Now if you want to spent some time understanding more how tasks and calendar appointments relate and how you might best use OWA in order to enforce the rules around that and help yourself speed up your work life, I would recommend a time management course that's in the lynda.com library. But let's just suffice it to say if it takes time during your workday and you need other people to leave you alone for that time, you want to put it on your calendar. If it's a deadline you want put it on your calendar like a hard deadline. But if it's just something that you need to track for right now; either it's a long way out on the horizon or it doesn't take time it's a small thing, that's a task.
So for example, a great example of a task is that I need to fill out my expense report. I'm just going to put expense report, its all I need to put. Its due actually on the day after the end of the month, so it's going to be due on the first. I'm okay either not having a different start date or I could say I'm going to start it on the 28th. A task has a status: not started, you're working on it, it's done, waiting on others, or deferred; deferred simply means not right now it just became a non-priority.

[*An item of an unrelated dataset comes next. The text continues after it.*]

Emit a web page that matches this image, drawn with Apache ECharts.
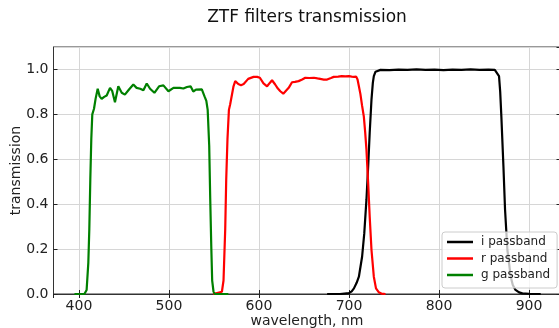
<!DOCTYPE html>
<html><head><meta charset="utf-8">
<script src="https://cdn.jsdelivr.net/npm/echarts@6/dist/echarts.min.js"></script>
<style>html,body{margin:0;padding:0;background:#fff}#c{width:559px;height:328px}</style>
</head><body><div id="c"></div>
<script>
const titleText = 'ZTF filters transmission';
const xName = 'wavelength, nm';
const yName = 'transmission';
const seriesNames = ['i passband', 'r passband', 'g passband'];
const seriesColors = ['#000000', '#ff0000', '#008000'];

const gWave = [395, 406, 408.5, 410.4, 411.5, 412.6, 413.7, 414.8, 416.7, 418.5, 420.8, 423, 425.2, 428, 430.8, 434.5, 437, 440, 443.7, 447.5, 451, 455.6, 460.4, 464, 468, 471.6, 475.3, 479, 483.8, 489, 493.8, 499.4, 505, 512, 516, 520, 524, 527, 530, 532, 536.5, 539.5, 541.5, 543, 544.7, 545.8, 547, 548, 549.5, 551, 566];
const gTrans = [0, 0, 0.018, 0.14, 0.29, 0.51, 0.69, 0.80, 0.825, 0.87, 0.914, 0.88, 0.869, 0.878, 0.884, 0.918, 0.903, 0.854, 0.925, 0.896, 0.888, 0.911, 0.933, 0.918, 0.914, 0.907, 0.9375, 0.914, 0.896, 0.925, 0.929, 0.903, 0.918, 0.918, 0.915, 0.922, 0.925, 0.902, 0.91, 0.918, 0.911, 0.88, 0.86, 0.82, 0.66, 0.43, 0.21, 0.06, 0.01, 0, 0];

const rWave = [549, 558.8, 560.6, 562.5, 563.6, 565, 566.6, 568, 570, 571.7, 573.6, 577, 580, 583, 588, 594, 598, 601, 605, 609, 612, 614.5, 618, 621, 623.7, 627, 629, 633, 636.7, 640, 644, 648, 651.5, 656, 661, 665, 668, 672, 675.7, 680, 683, 688, 692, 696, 700, 703, 705.5, 708, 709.5, 711, 712.7, 714.5, 716.5, 718, 719.4, 721.3, 723, 725, 727.6, 730, 733, 736, 740.6];
const rTrans = [0, 0.01, 0.06, 0.29, 0.51, 0.69, 0.82, 0.845, 0.85, 0.925, 0.948, 0.935, 0.93, 0.935, 0.958, 0.967, 0.967, 0.963, 0.938, 0.925, 0.94, 0.952, 0.933, 0.915, 0.903, 0.892, 0.896, 0.918, 0.943, 0.945, 0.948, 0.955, 0.963, 0.962, 0.963, 0.96, 0.958, 0.955, 0.955, 0.962, 0.967, 0.968, 0.97, 0.969, 0.97, 0.968, 0.967, 0.968, 0.955, 0.925, 0.89, 0.84, 0.79, 0.72, 0.643, 0.494, 0.345, 0.196, 0.077, 0.025, 0.008, 0.002, 0];

const iWave = [675.7, 690, 700, 703, 705.5, 708.5, 711, 714.6, 717, 719.4, 721.3, 723, 725, 726.5, 727.6, 729.5, 731, 735, 745, 755, 765, 775, 785, 795, 805, 815, 825, 835, 845, 855, 862, 864, 866.7, 868, 869.3, 871.6, 873.4, 876, 879.7, 882, 885, 889, 892.7, 900, 913];
const iTrans = [0, 0, 0.004, 0.012, 0.025, 0.05, 0.077, 0.167, 0.271, 0.42, 0.568, 0.717, 0.866, 0.94, 0.97, 0.99, 0.997, 0.998, 0.997, 0.999, 0.998, 1.0, 0.998, 0.999, 0.997, 0.999, 0.998, 1.0, 0.998, 0.999, 0.998, 0.99, 0.97, 0.9, 0.79, 0.568, 0.375, 0.196, 0.077, 0.04, 0.018, 0.007, 0.003, 0.001, 0];

const xMin = 371.7, xMax = 935;
const yMin = 0, yMax = 1.1, yStep = 0.2;

function zip(a, b) { return a.map((v, k) => [v, b[k]]); }
const seriesData = [zip(iWave, iTrans), zip(rWave, rTrans), zip(gWave, gTrans)];

const FONT = 'DejaVu Sans';
const chart = echarts.init(document.getElementById('c'), null, {renderer: 'canvas'});
const tickStyle = {show: true, inside: true, length: 4, lineStyle: {color: '#222', width: 1}};
const gridLine = {show: true, lineStyle: {color: '#d6d6d6', width: 1}};
chart.setOption({
  animation: false,
  backgroundColor: '#fff',
  title: {
    text: titleText, left: 307, top: 9, textAlign: 'center', padding: 0,
    textStyle: {fontFamily: FONT, fontSize: 17, fontWeight: 'normal', color: '#111'}
  },
  grid: {left: 53.5, right: -1.5, top: 47, bottom: 34, show: true, borderColor: '#333', borderWidth: 1,
    containLabel: false, outerBoundsMode: 'none'},
  legend: {
    data: seriesNames, orient: 'vertical', left: 442, top: 232, z: 10,
    icon: 'rect', itemWidth: 26, itemHeight: 2.5, itemGap: 2.5,
    padding: [3, 7, 6, 5],
    backgroundColor: 'rgba(255,255,255,0.75)', borderColor: '#cccccc', borderWidth: 1, borderRadius: 3,
    textStyle: {fontFamily: FONT, fontSize: 12, color: '#222', lineHeight: 14, padding: [0, 0, 0, 3]}
  },
  xAxis: [{
    type: 'value', min: xMin, max: xMax, name: xName, nameLocation: 'middle', nameGap: 20, nameMoveOverlap: false,
    nameTextStyle: {fontFamily: FONT, fontSize: 14, color: '#222'},
    axisLine: {show: true, onZero: false, lineStyle: {color: '#333', width: 1}},
    axisTick: tickStyle, splitLine: gridLine,
    axisLabel: {fontFamily: FONT, fontSize: 14, color: '#222', margin: 5, showMinLabel: false, showMaxLabel: false}
  }, {
    type: 'value', min: xMin, max: xMax, position: 'top',
    axisLine: {show: false}, axisTick: tickStyle, splitLine: {show: false}, axisLabel: {show: false}
  }],
  yAxis: [{
    type: 'value', min: yMin, max: yMax, interval: yStep, name: yName, nameLocation: 'middle', nameGap: 30, nameMoveOverlap: false,
    nameTextStyle: {fontFamily: FONT, fontSize: 14, color: '#222'},
    axisLine: {show: true, lineStyle: {color: '#333', width: 1}},
    axisTick: tickStyle, splitLine: gridLine,
    axisLabel: {fontFamily: FONT, fontSize: 14, color: '#222', margin: 5, showMaxLabel: false, formatter: v => v.toFixed(1)}
  }, {
    type: 'value', min: yMin, max: yMax, interval: yStep, position: 'right',
    axisLine: {show: false}, axisTick: tickStyle, splitLine: {show: false}, axisLabel: {show: false}
  }],
  series: seriesNames.map((n, k) => ({
    name: n, type: 'line', data: seriesData[k], showSymbol: false, symbol: 'none',
    xAxisIndex: 0, yAxisIndex: 0,
    lineStyle: {color: seriesColors[k], width: 2.2}, itemStyle: {color: seriesColors[k]},
    smooth: false
  }))
});
</script>
</body></html>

So not started is the default. There are three different priorities: normal is I need to get this done when I said I would; high is I need to get this done when I said I would really, really need to get this done when I say I would; and low priority as if this doesn't get done it's okay. So I set a priority so that I can decide when I don't have enough time in my work week what I focus on and that should be the items that are high-priority. You want to make sure there are items that are high-priority for you, not simply items that are high-priority because there someone else's priorities.
You need to be able to manage your own time. Date completed is None, because this isn't done yet, and the % complete is 0 because it's not started, but I have these ways of saying, oh I'm about a quarter done or half done or so on. If I want to be reminded about this, I need to set a reminder. I'm going to say please remind me about this on the 28th towards the end of the day, so I start gathering my expenses maybe three in the afternoon. This is other information that I can track: about, how much time I spent, about any billing hours and other items and this is actually to allow me to enter information that could then be summarized someplace else. For example in a project plan.
If I want to put an attachment on here I could. If I have an expense report that I am ready to fill out this is a great place to put the template is right here. To go get my expense report for example, we'll just attach to this, just so you can see how that works. This is the survey I filled out earlier in the week. But notice I can put the documents that I need right here, so that I can fill this out really easily. And then this is actually part of finance if I wish. But it's also maybe that's an overstatement that it's finance time. I might want to have a new category that's called paperwork for the things that I need to get done each and every week or each and every month.
We'll just give it a nice gray color and that'll be good. So now I can say, yeah, this is some of my paperwork. There is my new task. It's all set up and I'm going to click Save and Close. And this new task to complete the expense report is added to my list here in a OWA.